Wednesday, May 24, 2006

Monthly Letter to Kaitybean - May



My sweet, darling daughter,

I'm still tingling from the long, tender hug you gave me this morning before dashing out onto the playground at school. And from watching you run to your friends, stopping every three yards to wave or blow a kiss at me. I can't help but marvel at the tremendous love and sweetness you've brought me every day of the last eight years.

I remember so vividly the day you were born. You were tiny and beautiful and perfect. Never again has my soul opened, my heart expanded and my whole being flooded with love as it did the moment I saw you, my first child. I had no idea that I could love that much and my capacity for love has only grown as your brothers were born and as I've spent hours loving and enjoying each of you.



What an amazing person you are, my Kaitybean. You are one of the most passionate, kind and thoughtful people I know. You are so mindful of others and their needs. You like nearly everyone you meet and are so willing and able to make them feel comfortable and important.

I was so proud when you came home from school on Friday. You had a book of messages from your classmates that said why each of them liked you. Nearly everyone mentioned that you are kind to them. Others wrote that you are helpful, that you respect others and that you are always there for them. What mother wouldn't be delighted with such words of prasie from her daughter's peers?



I am in constant awe at the dignified, loving and peaceful spirit you often carry with you. I have tried your entire life to teach and remind you that you are a daughter of God. But you are the one who teaches me daily of this truth. The light in your eyes. Your earnest seeking for truth and desire to choose the right. Your humble, fervent prayers. So often I see that spark of divinity within you and I am reminded of how recently you left the arms of our Heavenly Father. How humbling it is. I should be teaching you, but you are the one who is always able to remind

    me
of who
    I
am.



You will be baptized a member of our church soon. I have been throughly impressed with how seriously you are taking this step. you now that you will be making important promises to God and you have often talked to me about wanting to feel ready to make those promises. You've told me that you don't want to make any promises you aren't ready and willing to keep. How wise you are. How many adults have taken a similar step with much less thought and commitment? You came to me recently to tell me how good you feel about being baptized. You said that you're feeling prepared and that you know Heavenly Father will always help you to do what he asks of you. Thank you, dear. Thank you for teaching me again.
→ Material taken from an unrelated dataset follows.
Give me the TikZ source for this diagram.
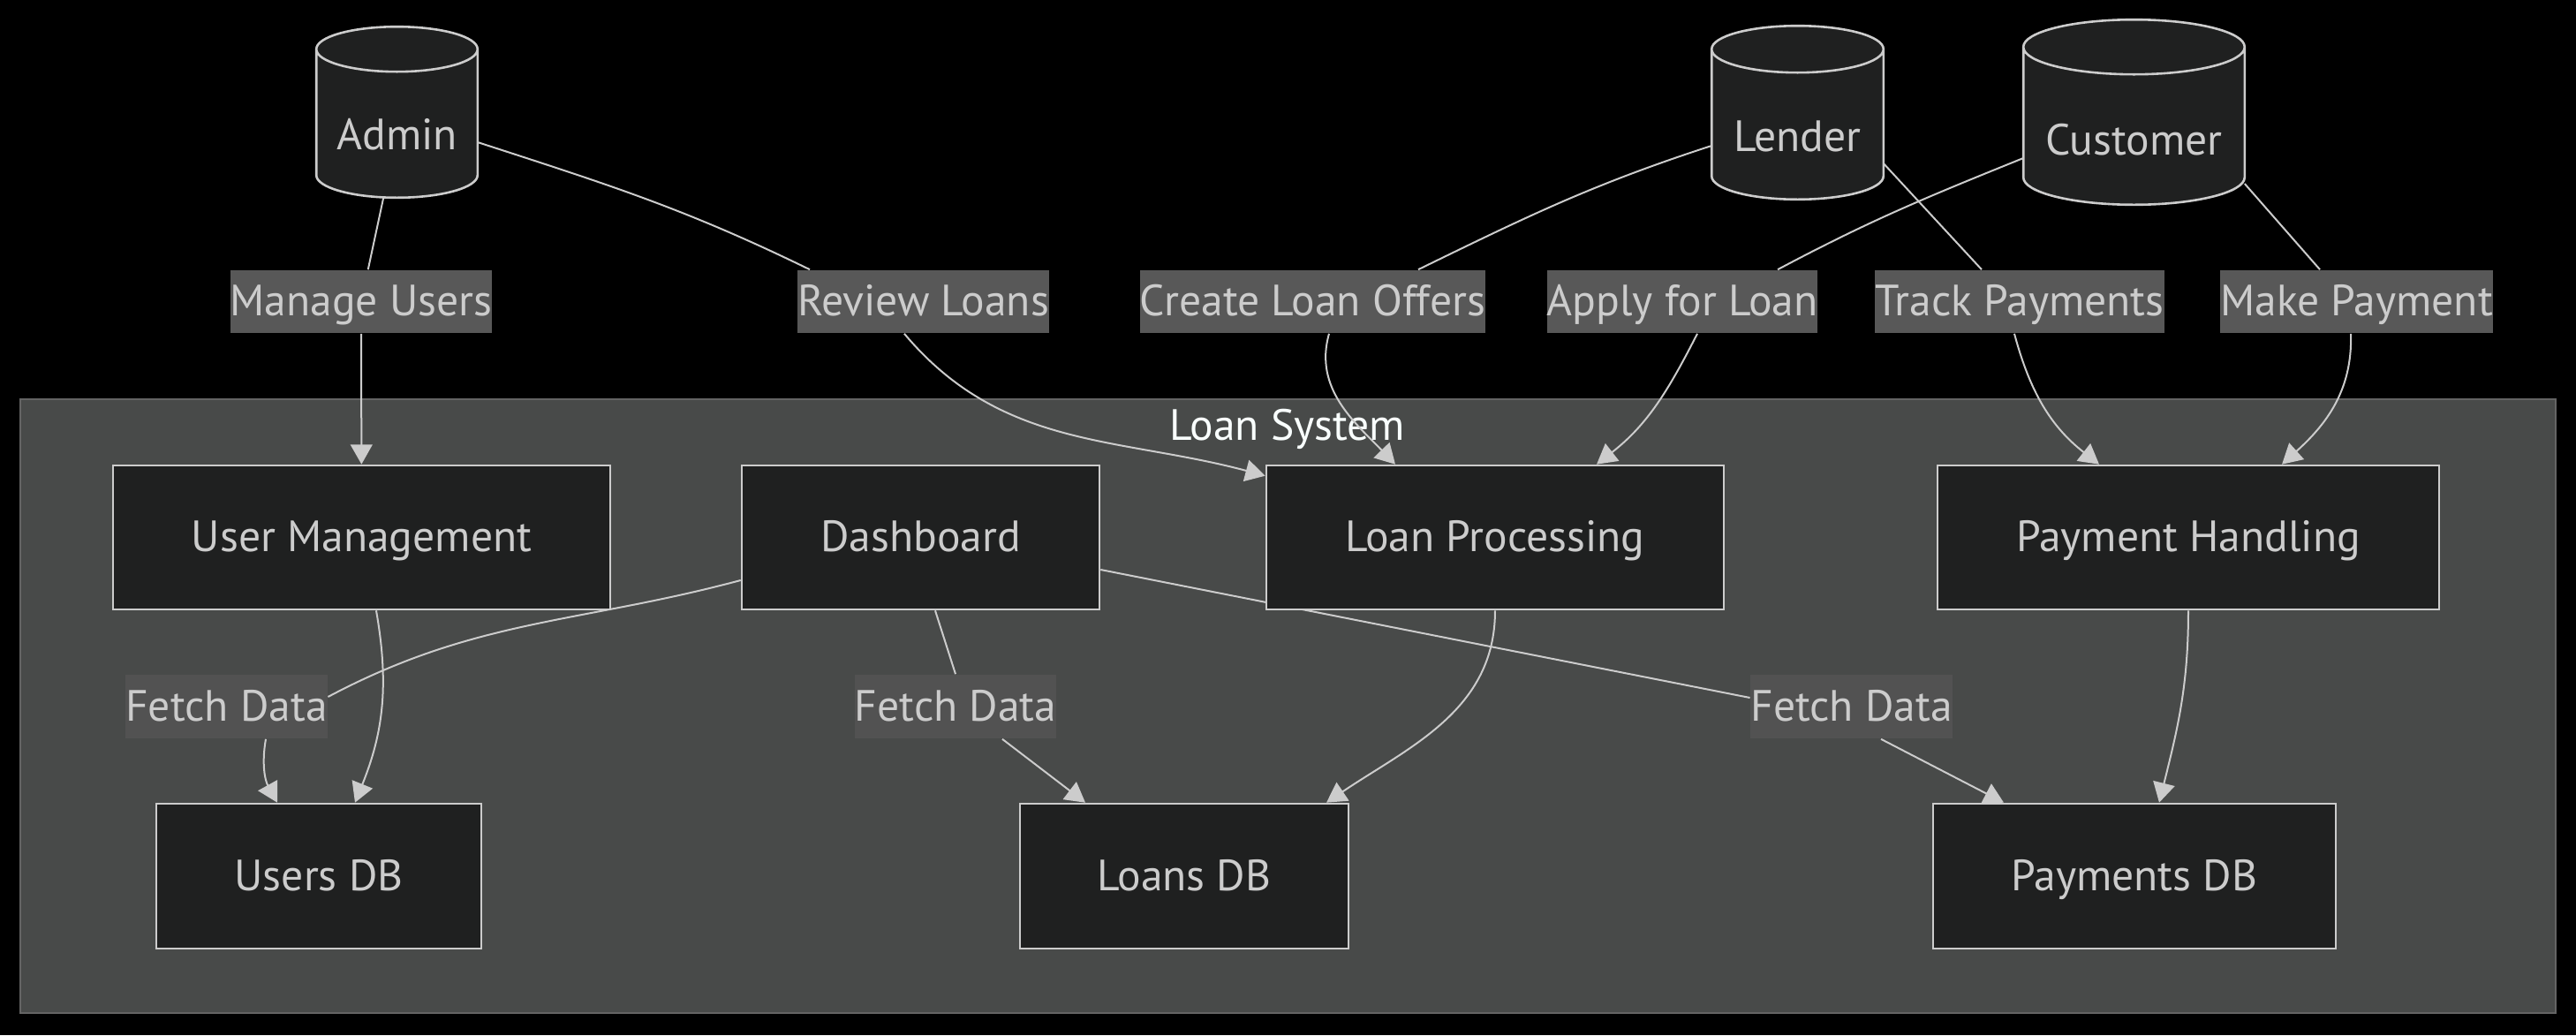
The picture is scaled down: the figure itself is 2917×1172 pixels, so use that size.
\documentclass[tikz,border=0pt]{standalone}
\usepackage{fontspec}
\setmainfont{PT Sans}
\usetikzlibrary{
  arrows.meta,
  backgrounds,
  calc,
  positioning
}
\definecolor{canvas}{RGB}{0,0,0}
\definecolor{clusterfill}{RGB}{72,74,73}
\definecolor{clusterline}{RGB}{100,100,100}
\definecolor{nodefill}{RGB}{31,32,32}
\definecolor{nodeline}{RGB}{204,204,204}
\definecolor{nodetext}{RGB}{204,204,204}
\definecolor{labelfill}{RGB}{88,88,88}
\definecolor{labelfillin}{RGB}{82,82,82}
\definecolor{titletext}{RGB}{249,255,254}
\pgfdeclarelayer{links}
\pgfsetlayers{background,links,main}
\tikzset{
  >={Triangle[length=5.6pt,width=6.2pt]},
  link/.style={line width=0.5pt,draw=nodeline},
  flow/.style={link,->},
  procbox/.style={
    draw=nodeline,
    fill=nodefill,
    text=nodetext,
    line width=0.65pt,
    inner sep=0pt,
    text height=10.6pt,
    text depth=2.4pt,
    minimum height=40.75pt
  },
  storebox/.style={procbox,minimum height=41pt},
  actor/.style={inner sep=0pt,text=nodetext},
  drum/.style={draw=nodeline,fill=nodefill,line width=0.65pt},
  edgelabel/.style={
    fill=labelfill,
    text=nodetext,
    inner sep=0pt,
    text height=10.6pt,
    text depth=2.4pt,
    minimum height=17.75pt
  },
  inner edgelabel/.style={edgelabel,fill=labelfillin,minimum height=18pt},
  cluster/.style={draw=clusterline,fill=clusterfill,line width=0.5pt,inner sep=0pt},
  clustertitle/.style={text=titletext,inner sep=0pt}
}
% cylinder outline round an actor node: #1 node, #2 cap radius
\newcommand\drawdrum[2]{%
  \draw[drum] let \p1=(#1.north west), \p2=(#1.south east),
      \n1={(\x2-\x1)/2} in
    (\x1,\y1+#2) -- (\x1,\y2+#2)
    arc[start angle=180,end angle=360,x radius=\n1,y radius=#2]
    -- (\x2,\y1+#2)
    arc[start angle=0,end angle=180,x radius=\n1,y radius=#2] -- cycle
    (\x1,\y1+#2) arc[start angle=180,end angle=360,x radius=\n1,y radius=#2];
}

\begin{document}
\begin{tikzpicture}[x=0.25pt,y=0.25pt,font=\fontsize{12.4}{14.8}\selectfont]
  \useasboundingbox (0,0) rectangle (2917,1172);
  \begin{scope}[on background layer]
    \fill[canvas] (0,0) rectangle (2917,1172);
    \node[cluster,minimum width=717.75pt,minimum height=173.75pt] (loansys) at (1458.5,372.5) {};
    \node[clustertitle] (loansystitle) at (1458,686) {Loan System};
  \end{scope}

  % actors
  \node[actor,minimum width=45.25pt,minimum height=35.25pt] (admin) at (449.5,1019.5) {Admin};
  \node[actor,minimum width=48.25pt,minimum height=35.5pt] (lender) at (2035.5,1018) {Lender};
  \node[actor,minimum width=62.25pt,minimum height=36.5pt] (customer) at (2416.5,1014) {Customer};
  \begin{scope}[on background layer]
    \drawdrum{admin}{6.375pt}
    \drawdrum{lender}{6.625pt}
    \drawdrum{customer}{7.75pt}
  \end{scope}

  \node[procbox,minimum width=140.75pt] (usermgmt) at (409.5,563.5) {User Management};
  \node[procbox,minimum width=101.25pt] (dashboard) at (1042.5,563.5) {Dashboard};
  \node[procbox,minimum width=129.5pt] (loanproc) at (1693,563.5) {Loan Processing};
  \node[procbox,minimum width=142pt] (payhandle) at (2478,563.5) {Payment Handling};
  \node[storebox,minimum width=92pt] (usersdb) at (361,180) {Users DB};
  \node[storebox,minimum width=93pt] (loansdb) at (1341,180) {Loans DB};
  \node[storebox,minimum width=114pt] (paydb) at (2417,180) {Payments DB};

  \node[edgelabel] (manageusers) at (409,830.5) {Manage Users};
  \node[edgelabel] (reviewloans) at (1045.5,830.5) {Review Loans};
  \node[edgelabel] (createoffers) at (1486.5,830.5) {Create Loan Offers};
  \node[edgelabel] (applyloan) at (1905,830.5) {Apply for Loan};
  \node[edgelabel] (trackpay) at (2287,830.5) {Track Payments};
  \node[edgelabel] (makepay) at (2668.5,830.5) {Make Payment};
  \node[inner edgelabel] (fetchusers) at (256.5,372) {Fetch Data};
  \node[inner edgelabel] (fetchloans) at (1082,372) {Fetch Data};
  \node[inner edgelabel] (fetchpay) at (2096.5,372) {Fetch Data};

  \begin{pgfonlayer}{links}
    \draw[link] (admin) -- (manageusers);
    \draw[flow] (manageusers) -- (usermgmt);
    \draw[link] ($(admin.east)+(0,-8.5)$) to[out=-18,in=154] ($(reviewloans.north)+(-128.5,0)$);
    \draw[flow] ($(reviewloans.south)+(-21.5,0)$) to[out=-50,in=165] ($(loanproc.north west)+(0,-13)$);
    \draw[link] ($(lender.west)+(0,-11)$) to[out=198,in=26] ($(createoffers.north)+(119.5,0)$);
    \draw[flow] ($(createoffers.south)+(18.5,0)$) to[out=-106,in=134] ($(loanproc.north)+(-113,0)$);
    \draw[link] ($(customer.west)+(0,-21)$) to[out=202,in=28] ($(applyloan.north)+(108,0)$);
    \draw[flow] ($(applyloan.south)+(17,0)$) to[out=-117,in=38] ($(loanproc.north)+(115,0)$);
    \draw[link] ($(lender.east)+(0,-31)$) -- ($(trackpay.north)+(-43,0)$);
    \draw[flow] ($(trackpay.south)+(-6,0)$) to[out=-75,in=142] ($(payhandle.north)+(-101,0)$);
    \draw[link] ($(customer.east)+(0,-50)$) -- ($(makepay.north)+(-41.5,0)$);
    \draw[flow] ($(makepay.south)+(-6.5,0)$) to[out=-88,in=42] ($(payhandle.north)+(106,0)$);

    \draw[flow] ($(usermgmt.south)+(16.5,0)$) to[out=-80,in=68] ($(usersdb.north)+(41,0)$);
    \draw[link] ($(dashboard.west)+(0,-48.5)$) to[out=195,in=28] ($(fetchusers.east)+(0,11)$);
    \draw[flow] ($(fetchusers.south)+(44.5,0)$) to[out=-100,in=119] ($(usersdb.north)+(-47,0)$);
    \draw[link] ($(dashboard.south)+(16.5,0)$) -- (fetchloans.north);
    \draw[flow] ($(fetchloans.south)+(53,0)$) -- ($(loansdb.north)+(-112,0)$);
    \draw[link] ($(dashboard.east)+(0,-36.5)$) -- ($(fetchpay.west)+(0,10)$);
    \draw[flow] ($(fetchpay.south)+(33.5,0)$) -- ($(paydb.north)+(-148,0)$);
    \draw[flow] (payhandle.south) to[out=-90,in=76] ($(paydb.north)+(28,0)$);
    \draw[flow] (loanproc.south) to[out=-90,in=34] ($(loansdb.north)+(161,0)$);
  \end{pgfonlayer}
\end{tikzpicture}
\end{document}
Thank you for being patient with me, most of the time. It can be hard being the oldest child. I know. I was an oldest child, too, and sometimes you really feel like you're the "test case". And I'm sure it hasn't helped that I have still had so much "growing into myself" to do since you were born. I was so young then and thought I knew who I was. But here I am, eight years later and I still haven't gotten it quite figured out. But, you are truly patient and infinitely, immediately forgiving.
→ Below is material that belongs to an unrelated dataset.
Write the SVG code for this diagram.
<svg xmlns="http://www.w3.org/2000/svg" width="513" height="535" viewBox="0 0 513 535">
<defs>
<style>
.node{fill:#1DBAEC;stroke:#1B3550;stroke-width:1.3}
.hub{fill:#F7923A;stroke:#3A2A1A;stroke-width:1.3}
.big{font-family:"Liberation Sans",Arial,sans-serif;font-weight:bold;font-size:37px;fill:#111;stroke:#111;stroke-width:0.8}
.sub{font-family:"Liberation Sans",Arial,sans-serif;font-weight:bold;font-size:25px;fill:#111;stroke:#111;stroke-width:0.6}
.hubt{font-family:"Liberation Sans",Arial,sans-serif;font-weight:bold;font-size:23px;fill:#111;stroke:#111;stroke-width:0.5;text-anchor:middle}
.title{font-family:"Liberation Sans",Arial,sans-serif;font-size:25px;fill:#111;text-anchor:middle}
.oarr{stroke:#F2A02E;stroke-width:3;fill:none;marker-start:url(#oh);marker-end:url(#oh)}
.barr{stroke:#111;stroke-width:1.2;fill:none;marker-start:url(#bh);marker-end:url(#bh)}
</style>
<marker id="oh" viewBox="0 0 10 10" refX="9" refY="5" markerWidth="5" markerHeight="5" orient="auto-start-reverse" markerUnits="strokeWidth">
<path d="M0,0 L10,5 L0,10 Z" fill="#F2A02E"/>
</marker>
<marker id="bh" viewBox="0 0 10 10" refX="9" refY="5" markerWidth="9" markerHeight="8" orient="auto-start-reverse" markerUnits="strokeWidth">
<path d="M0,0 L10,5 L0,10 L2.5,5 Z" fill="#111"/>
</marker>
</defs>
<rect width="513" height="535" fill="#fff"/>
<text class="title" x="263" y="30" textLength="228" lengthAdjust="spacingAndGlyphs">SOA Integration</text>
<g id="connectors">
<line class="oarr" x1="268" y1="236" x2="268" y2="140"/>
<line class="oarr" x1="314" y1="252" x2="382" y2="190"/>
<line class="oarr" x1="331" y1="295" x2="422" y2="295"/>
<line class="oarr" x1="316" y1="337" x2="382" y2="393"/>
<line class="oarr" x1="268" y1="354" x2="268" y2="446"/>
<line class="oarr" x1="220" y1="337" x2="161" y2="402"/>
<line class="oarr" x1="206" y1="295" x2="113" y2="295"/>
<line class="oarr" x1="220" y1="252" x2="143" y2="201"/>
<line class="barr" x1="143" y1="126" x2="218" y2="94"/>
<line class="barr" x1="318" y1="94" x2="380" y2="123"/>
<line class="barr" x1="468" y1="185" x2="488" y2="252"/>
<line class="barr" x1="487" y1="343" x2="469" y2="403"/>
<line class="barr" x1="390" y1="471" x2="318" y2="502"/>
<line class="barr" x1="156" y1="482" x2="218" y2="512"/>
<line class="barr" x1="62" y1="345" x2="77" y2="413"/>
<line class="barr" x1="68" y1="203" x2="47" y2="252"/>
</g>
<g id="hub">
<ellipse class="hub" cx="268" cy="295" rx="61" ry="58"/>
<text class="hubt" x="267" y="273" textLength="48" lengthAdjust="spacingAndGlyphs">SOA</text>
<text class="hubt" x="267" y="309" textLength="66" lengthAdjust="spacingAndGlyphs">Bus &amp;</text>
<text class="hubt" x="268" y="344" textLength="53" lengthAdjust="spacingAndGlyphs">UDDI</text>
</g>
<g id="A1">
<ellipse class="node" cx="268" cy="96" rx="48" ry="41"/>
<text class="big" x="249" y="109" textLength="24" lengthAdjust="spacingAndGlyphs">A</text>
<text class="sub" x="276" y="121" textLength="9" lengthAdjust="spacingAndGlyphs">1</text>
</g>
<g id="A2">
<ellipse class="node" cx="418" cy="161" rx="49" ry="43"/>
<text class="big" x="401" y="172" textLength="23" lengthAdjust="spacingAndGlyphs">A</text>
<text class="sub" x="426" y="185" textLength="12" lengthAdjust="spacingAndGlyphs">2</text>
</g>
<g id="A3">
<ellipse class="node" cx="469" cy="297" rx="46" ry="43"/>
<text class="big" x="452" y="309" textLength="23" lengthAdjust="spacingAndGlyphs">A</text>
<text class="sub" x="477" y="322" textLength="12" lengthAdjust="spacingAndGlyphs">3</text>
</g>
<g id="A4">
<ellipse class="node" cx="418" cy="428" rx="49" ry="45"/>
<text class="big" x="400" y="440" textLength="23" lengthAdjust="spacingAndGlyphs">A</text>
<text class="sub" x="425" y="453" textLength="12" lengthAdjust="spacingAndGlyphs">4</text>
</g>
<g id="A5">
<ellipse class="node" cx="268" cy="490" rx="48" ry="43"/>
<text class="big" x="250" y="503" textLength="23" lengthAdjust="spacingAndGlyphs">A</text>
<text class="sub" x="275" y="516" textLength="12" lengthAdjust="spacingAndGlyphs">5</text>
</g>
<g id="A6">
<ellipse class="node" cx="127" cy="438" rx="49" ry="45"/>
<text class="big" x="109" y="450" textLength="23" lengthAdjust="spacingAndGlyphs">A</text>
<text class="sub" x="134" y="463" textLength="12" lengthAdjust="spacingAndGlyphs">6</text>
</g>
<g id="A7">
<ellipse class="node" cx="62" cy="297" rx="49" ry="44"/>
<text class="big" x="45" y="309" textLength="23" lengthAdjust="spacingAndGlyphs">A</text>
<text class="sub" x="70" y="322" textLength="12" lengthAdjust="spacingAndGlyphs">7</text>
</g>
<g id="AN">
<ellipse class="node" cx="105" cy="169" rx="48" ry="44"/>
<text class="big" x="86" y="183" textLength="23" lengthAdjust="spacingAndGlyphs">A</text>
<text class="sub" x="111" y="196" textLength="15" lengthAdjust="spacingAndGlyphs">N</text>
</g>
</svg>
I can't believe how you are growing. I have been enjoying you so much lately. You're just such good company. You're fun to talk to, fun to be with. I loved riding the "REALLY BIG LOOP DE LOOP" roller coaster with you at Disneyland last month. What a fun Mommy/Daughter date that was. You were so brave and we had so much fun together. First, running like fools to get there before it closed, then holding hands as we walked back to meet Dad and the boys. Thanks for sharing that with me.



Mostly, my sweetheart, thank you for sharing YOU with me. Being your mother is an honor and a delight. We butt heads sometimes, but you make me think and you make me grow. Thanks for loving me so fiercely and unconditionally. I am so lucky to have you in my life. You're growing up and I feel you growing farther and farther away from me. You are so independent, so capable and so smart. You're needing me less and less. The wonder I feel is that, as you grow, you are also able to recognize how much I love and need you. You still want me around and you're starting to understand that when I hold on (like when I insist on walking you to the bus stop) it's not so much that I don't trust you. It's just that I enjoy your company. And you humor me.



I'm excited for the walks we have left together. I hate to think of how fast these eight years have flown by and to know how fast the next eight will slip through my fingers. You will have so many dreams to fulfill, so many places to go, so many new friends to make. But, please never forget your first friend. Know that as you grow through changes and challenges that you can always depend upon your mother's love for you.

Loving You Always,
Mom

1 comment:

Anonymous said...

That was soo sweet. I loved the pics too! Pretty.